While the Roman Catholic Church and Rome itself have been busy with massive campaigns of refurbishment of their great shrines, including St Peter’s, so too, has the Anglican Centre in Rome been totally transformed.

Fund-raising and awareness-building programs have been a huge success and the Centre now finds itself in the midst of the splendour of the Palazzo Doria Pamphilj in the heart of the Eternal City.

Rome is expecting millions of visitors in the year 2000, marking the Jubilee and the Holy Year, and now Anglicans can be even more proud of their presence in Rome.

The weekend of Feb.12-14 brought nearly 300 guests from around the Anglican Communion to join the Archbishop of Canterbury George Carey in dedicatory celebrations.

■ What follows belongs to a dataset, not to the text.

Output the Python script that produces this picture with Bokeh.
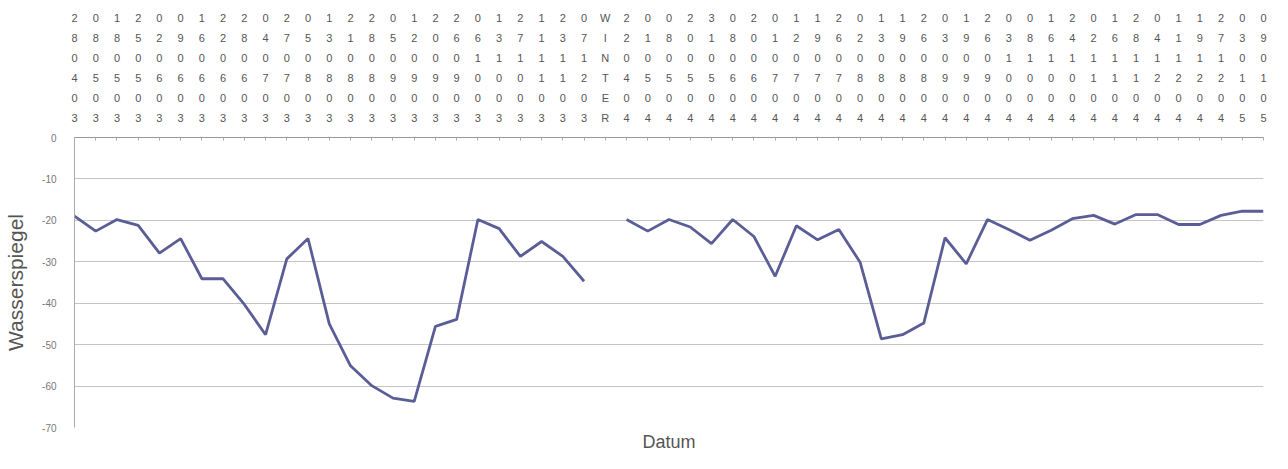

Present were representatives of the Vatican including Cardinal Cassidy, a speaker at last summer’s Lambeth Conference, who read a personal letter of congratulations from Pope John Paul II.

References were repeatedly made of a major Anglican/Roman Catholic gathering in Canada in the year 2000 and the publication of the new Anglican Roman Catholic International Consultation’s document, “The Gift of Authority,” to be published by the Anglican Book Centre, Toronto, for Communion-wide distribution.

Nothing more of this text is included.